Jonathon Porritt: Economic growth at all costs is just not sustainable

Governments still adopt increases in economic growth as the overarching imperative and everything else really plays second fiddle. The consequence of this is that an awful lot of other policy areas tend to get downgraded. Our fear is that the costs of generating prosperity in consumption-driven economic growth actually outweigh the benefits of the growth itself.

Greenhouse-gas emissions, the impact on people's health of increasingly unhealthy lifestyles, the impact on communities, which suffer if we put economic growth before all else – these are all big costs. And they all lead to negative impacts on people's lives.

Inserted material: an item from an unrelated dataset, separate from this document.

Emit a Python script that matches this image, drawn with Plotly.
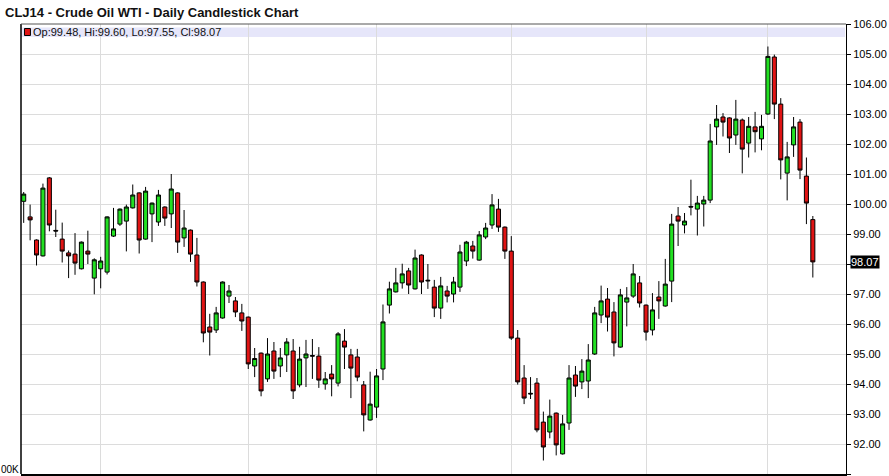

The Government has put in place an impressive set of foundations to produce a more sustainable society, but at the same time we've seen a lot of indicators heading in the wrong direction. We have more negative impacts than we have positive impacts, so the overall report card would read good progress in some areas but, overall, not a good picture.

I feel some disappointment because I would have wanted to see faster progress. The Government will be launching an Energy White Paper on 13 July, which is the sort of thing they could, and should, have done four or five years ago. And Lord Adonis, the new Secretary of State for Transport, came back recently from a visit to mainland Europe full of praise for integrated transport polices around cycling and walking. But this is basic stuff and we could have been doing what other countries have done 10 years ago.

We have a terrible record of leading the world on rhetoric and then failing to deliver in our own backyard, and that's particularly true on climate change. The new Climate Change Act is a significant step forward but I doubt that the Government is going to be blowing its trumpet very loudly about its overall record on sustainable development at the next election because I think it knows it would be on very dodgy ground.

It takes quite a long time to turn an economy from unsustainable economic growth to genuinely sustainable economic development. That is the journey we're on. I am confident that we're moving in the right direction; it's just happening much too slowly.

I'm still a member of the Green Party and I'm anxious to take on a more campaigning role. We've wasted too much time, and people know we need to move a lot faster. I'm looking forward to playing a role in ensuring that happens.